Time-variant parity-time symmetry in frequency-scanning systems
Mingjian Li, Tengfei Hao, Guozheng Li, Anle Wang, Yitang Dai, Wei Li, J. Capmany, Jianping Yao, Ninghua Zhu, Ming Li, Ming Li, Ming Li
Abstract
Parity-time (PT) symmetry is an active research area that provides a variety of new opportunities for different systems with novel functionalities. For instance, PT symmetry has been used in lasers and optoelectronic oscillators to achieve single-frequency lasing or oscillation. A single-frequency system is essentially a static PT-symmetric system, whose frequency is time-invariant. Here we investigate time-variant PT symmetry in frequency-scanning systems. Time-variant PT symmetry equations and eigenfrequencies for frequency-scanning systems are developed. We show that time-variant PT symmetry can dynamically narrow the instantaneous linewidth of frequency-scanning systems. The instantaneous linewidth of a produced frequency-modulated continuous-wave (FMCW) waveform is narrowed by a factor of 14 in the experiment.

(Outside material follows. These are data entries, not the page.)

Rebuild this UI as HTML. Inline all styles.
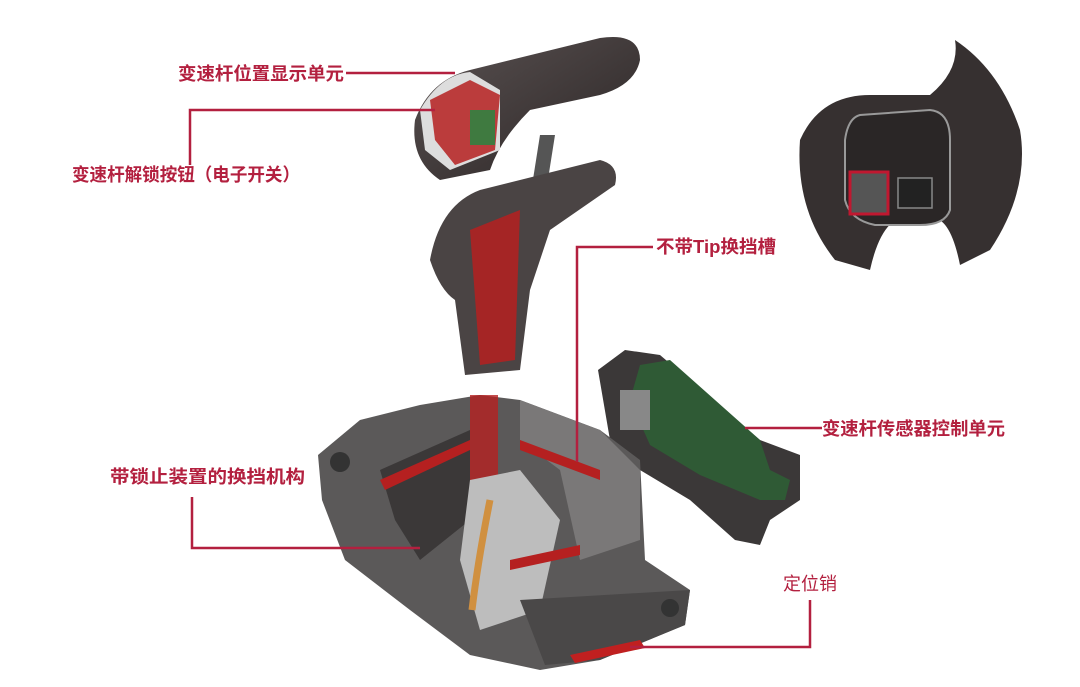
<!DOCTYPE html>
<html><head><meta charset="utf-8"><style>
html,body{margin:0;padding:0;background:#fff;}
svg{display:block;}
text{font-family:"Liberation Sans","Noto Sans CJK SC",sans-serif;font-weight:bold;fill:#b3203f;font-size:18px;}
</style></head><body>
<svg width="1080" height="687" viewBox="0 0 1080 687" xmlns="http://www.w3.org/2000/svg">
<defs>
<linearGradient id="knob" x1="0" y1="0" x2="1" y2="1"><stop offset="0" stop-color="#5a5252"/><stop offset="1" stop-color="#2a2424"/></linearGradient>
</defs>
<!-- steering wheel -->
<path d="M800,140 Q820,95 870,95 L930,95 Q960,70 955,40 Q1000,70 1020,130 Q1030,190 990,250 L960,265 Q950,215 930,218 L900,218 Q880,225 870,270 L835,260 Q795,210 800,140Z" fill="#363030"/>
<path d="M860,115 L930,110 Q950,112 950,140 L950,210 Q945,225 920,225 L875,225 Q850,220 845,200 L845,140 Q848,118 860,115Z" fill="#2a2626" stroke="#999" stroke-width="2"/>
<rect x="850" y="172" width="38" height="42" fill="#555" stroke="#c01830" stroke-width="3"/>
<rect x="898" y="178" width="34" height="30" fill="#222" stroke="#888" stroke-width="1.5"/>
<!-- knob top -->
<path d="M415,120 Q430,80 470,70 L600,38 Q640,32 640,60 Q635,85 600,95 L530,110 Q500,140 490,170 L440,180 Q410,160 415,120Z" fill="url(#knob)"/>
<path d="M420,110 Q440,75 470,72 L500,90 L500,150 L450,170 L425,150Z" fill="#ddd"/>
<path d="M430,100 L470,80 L500,95 L495,150 L455,165 L435,140Z" fill="#b52020" opacity="0.85"/>
<rect x="470" y="110" width="25" height="35" fill="#3f7a40"/>
<!-- stem -->
<path d="M540,135 L555,135 L540,230 L525,230Z" fill="#555"/>
<!-- lever middle -->
<path d="M430,260 Q440,205 480,190 L600,160 Q620,165 615,185 L550,230 L530,290 L520,370 L465,375 L455,300 Q440,290 430,260Z" fill="#4a4444"/>
<path d="M470,230 L520,210 L515,360 L480,365Z" fill="#b52020" opacity="0.85"/>
<!-- sensor unit -->
<path d="M598,370 L625,350 L660,355 L760,440 L800,455 L800,500 L770,520 L760,545 L735,540 L690,500 L640,470 L610,440Z" fill="#3b3838"/>
<path d="M640,365 L670,360 L760,440 L770,470 L790,480 L785,500 L760,500 L700,475 L650,445 L630,400Z" fill="#2f5a35"/>
<rect x="620" y="390" width="30" height="40" fill="#888"/>
<!-- main housing -->
<path d="M318,455 L360,420 L420,405 L480,395 L520,400 L600,430 L640,460 L645,560 L690,590 L685,625 L600,660 L540,670 L470,655 L410,610 L345,560 L322,500Z" fill="#5b5959"/>
<path d="M520,400 L600,430 L640,470 L640,540 L580,560 L560,470 L520,440Z" fill="#7a7878"/>
<path d="M380,470 L470,430 L470,520 L420,560 L395,520Z" fill="#3b3838"/>
<rect x="470" y="395" width="28" height="180" fill="#b52020" opacity="0.8"/>
<path d="M470,480 L520,470 L560,520 L540,610 L480,630 L460,560Z" fill="#bdbdbd"/>
<path d="M490,500 Q478,560 472,610" stroke="#d09040" stroke-width="7" fill="none"/>
<path d="M380,480 L470,440 L470,450 L385,490Z" fill="#b52020"/>
<path d="M520,440 L600,470 L600,480 L520,450Z" fill="#b52020"/>
<path d="M510,560 L580,545 L580,555 L510,570Z" fill="#b52020"/>
<path d="M520,600 L690,590 L685,625 L600,660 L545,665Z" fill="#4a4848"/>
<path d="M570,655 L640,640 L645,648 L575,663Z" fill="#c02020"/>
<circle cx="340" cy="462" r="10" fill="#333"/>
<circle cx="670" cy="608" r="9" fill="#333"/>
<!-- connector lines -->
<g stroke="#b3203f" stroke-width="2.5" fill="none">
<path d="M346,73 L455,73"/>
<path d="M190,165 L190,110 L435,110"/>
<path d="M653,247 L577,247 L577,462"/>
<path d="M745,428 L822,428"/>
<path d="M192,497 L192,548 L420,548"/>
<path d="M810,600 L810,647 L630,647"/>
</g>
<text x="178" y="80" textLength="166" lengthAdjust="spacingAndGlyphs">变速杆位置显示单元</text>
<text x="72" y="181" textLength="228" lengthAdjust="spacingAndGlyphs">变速杆解锁按钮（电子开关）</text>
<text x="656" y="253" textLength="120" lengthAdjust="spacingAndGlyphs">不带Tip换挡槽</text>
<text x="822" y="435" textLength="183" lengthAdjust="spacingAndGlyphs">变速杆传感器控制单元</text>
<text x="110" y="483" textLength="195" lengthAdjust="spacingAndGlyphs">带锁止装置的换挡机构</text>
<text x="783" y="590" style="font-weight:normal" textLength="54" lengthAdjust="spacingAndGlyphs">定位销</text>
</svg>
</body></html>
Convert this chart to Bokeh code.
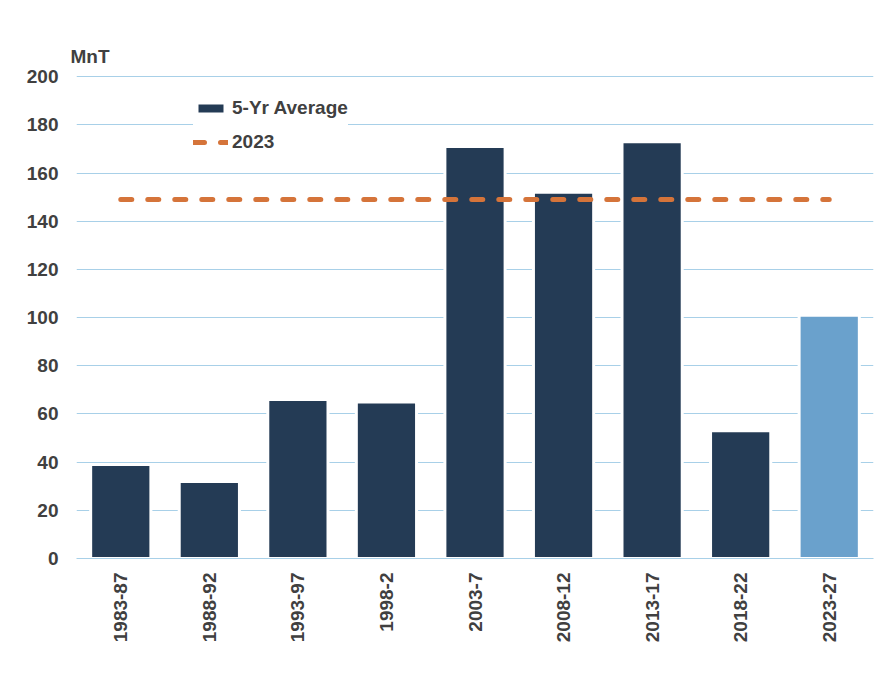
import math
from bokeh.plotting import figure
from bokeh.models import ColumnDataSource, Legend, LegendItem, FixedTicker
from bokeh.embed import file_html
from bokeh.resources import INLINE

# ---- data ----
periods = ["1983-87", "1988-92", "1993-97", "1998-2", "2003-7",
           "2008-12", "2013-17", "2018-22", "2023-27"]
avg_5yr = [39, 32, 66, 65, 171, 152, 173, 53, 101]
value_2023 = [149, 149, 149, 149, 149, 149, 149, 149, 149]
forecast_periods = ["2023-27"]
y_ticks = [0, 20, 40, 60, 80, 100, 120, 140, 160, 180, 200]
unit_label = "MnT"

# ---- styles ----
NAVY = "#243b55"
LIGHT = "#6aa1cc"
ORANGE = "#d5743a"
GRID = "#a8d0e8"
TEXT = "#404040"
FONT = "Liberation Sans"
FS = "19px"

colors = [LIGHT if p in forecast_periods else NAVY for p in periods]
src = ColumnDataSource(dict(period=periods, avg=avg_5yr, v2023=value_2023, color=colors))

p = figure(x_range=periods, y_range=(0, 200.5), width=887, height=668,
           output_backend="svg", toolbar_location=None,
           min_border_left=76, min_border_right=14, min_border_top=75, min_border_bottom=110)
p.outline_line_color = None
p.background_fill_color = "white"
p.border_fill_color = "white"

# unit label as title
p.title.text = unit_label
p.title.align = "left"
p.title.offset = -6
p.title.standoff = 17
p.title.text_font = FONT
p.title.text_font_size = FS
p.title.text_font_style = "bold"
p.title.text_color = TEXT

bars = p.vbar(x="period", top="avg", width=0.68, source=src,
              fill_color="color", line_color="white", line_width=3)
line = p.line(x="period", y="v2023", source=src, line_color=ORANGE, line_width=5,
              line_dash="11 16", line_cap="round")

# axes
p.xgrid.grid_line_color = None
p.ygrid.grid_line_color = GRID
p.ygrid.grid_line_width = 1
p.yaxis.ticker = FixedTicker(ticks=y_ticks)
p.yaxis.axis_line_color = None
p.yaxis.major_tick_line_color = None
p.yaxis.minor_tick_line_color = None
p.yaxis.major_label_standoff = 12
p.xaxis.axis_line_color = GRID
p.xaxis.major_tick_line_color = None
p.xaxis.minor_tick_line_color = None
p.xaxis.major_label_standoff = 8
p.xaxis.major_label_orientation = math.pi / 2
for ax in (p.xaxis, p.yaxis):
    ax.major_label_text_font = FONT
    ax.major_label_text_font_size = FS
    ax.major_label_text_font_style = "bold"
    ax.major_label_text_color = TEXT

legend = Legend(items=[LegendItem(label="5-Yr Average", renderers=[bars]),
                       LegendItem(label="2023", renderers=[line])],
                location=(117, 405), orientation="vertical",
                glyph_width=35, glyph_height=14, label_standoff=4,
                spacing=12, padding=8, margin=0,
                label_text_font=FONT, label_text_font_size=FS,
                label_text_font_style="bold", label_text_color=TEXT,
                background_fill_color="white", background_fill_alpha=1.0,
                border_line_color=None)
p.add_layout(legend, "center")

open("out.html", "w").write(file_html(p, INLINE))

De-chirping and radar imaging results also show that the time-variant PT-symmetric system outperforms a conventional frequency-scanning one. Our study paves the way for a new class of time-variant PT-symmetric systems and shows great promise for applications including FMCW radar and lidar systems. Frequency-scanning systems with narrow instantaneous linewidth hold promise for various fields. Here, the authors report the use of time-variant parity-time symmetry to dynamically narrow the instantaneous linewidth of frequency-scanning systems.